0
votes

I have been using R for long time and I am recently learning Python. I would like to create multiple box plots in one panel in Python. My dataset is in a vector form and a label vector indicates which box plot each element of data corresponds. The example looks like this:

 N = 50
 data = np.random.lognormal(size=N, mean=1.5, sigma=1.75)
 label = np.repeat([1,2,3,4,5],N/5)

From various websites (e.g., matplotlib: Group boxplots), Creating multiple boxplots requires a matrix object input whose column contains samples for one boxplot. So I created a list object based on data and label:

 savelist = data[ label == 1]
 for i in [2,3,4,5]:
      savelist = [savelist, data[ label == i]]

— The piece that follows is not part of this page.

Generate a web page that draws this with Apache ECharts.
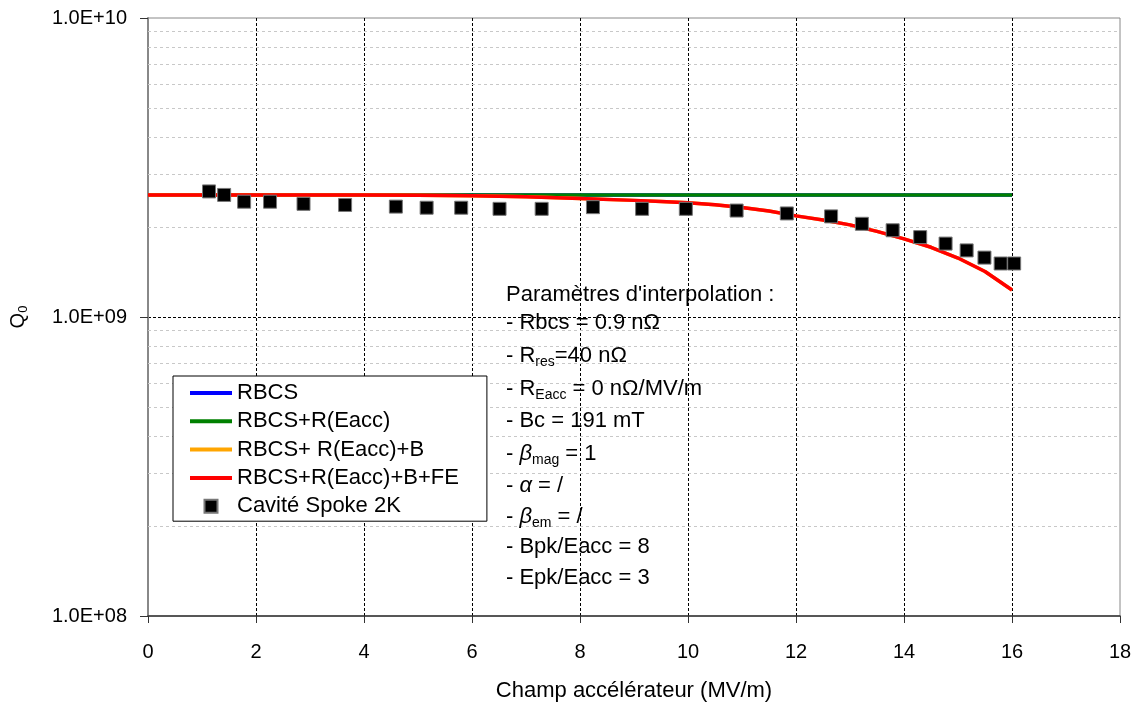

However, the code below gives me an error:

 boxplot(savelist)

 Traceback (most recent call last):

 File "<ipython-input-222-1a55d04981c4>", line 1, in <module>
 boxplot(savelist)

 File "/Users/yumik091186/anaconda/lib/python2.7/site-packages/matplotlib/pyplot.py", line 2636, in boxplot
meanprops=meanprops, manage_xticks=manage_xticks)

 File "/Users/yumik091186/anaconda/lib/python2.7/site-packages/matplotlib/axes/_axes.py", line 3045, in boxplot labels=labels)

 File "/Users/yumik091186/anaconda/lib/python2.7/site-packages/matplotlib/cbook.py", line 1962, in boxplot_stats
stats['mean'] = np.mean(x)

 File "/Users/yumik091186/anaconda/lib/python2.7/site-packages/numpy/core/fromnumeric.py", line 2727, in mean
out=out, keepdims=keepdims)

 File "/Users/yumik091186/anaconda/lib/python2.7/site-packages/numpy/core/_methods.py", line 66, in _mean
ret = umr_sum(arr, axis, dtype, out, keepdims)

ValueError: operands could not be broadcast together with shapes (2,) (10,) 

Can anyone explain what is going on?

1

1 Answers

1
votes

You're ending up with a nested list instead of a flat list. Try this instead:

savelist = [data[label == 1]]
for i in [2,3,4,5]:
    savelist.append(data[label == i])

And it should work.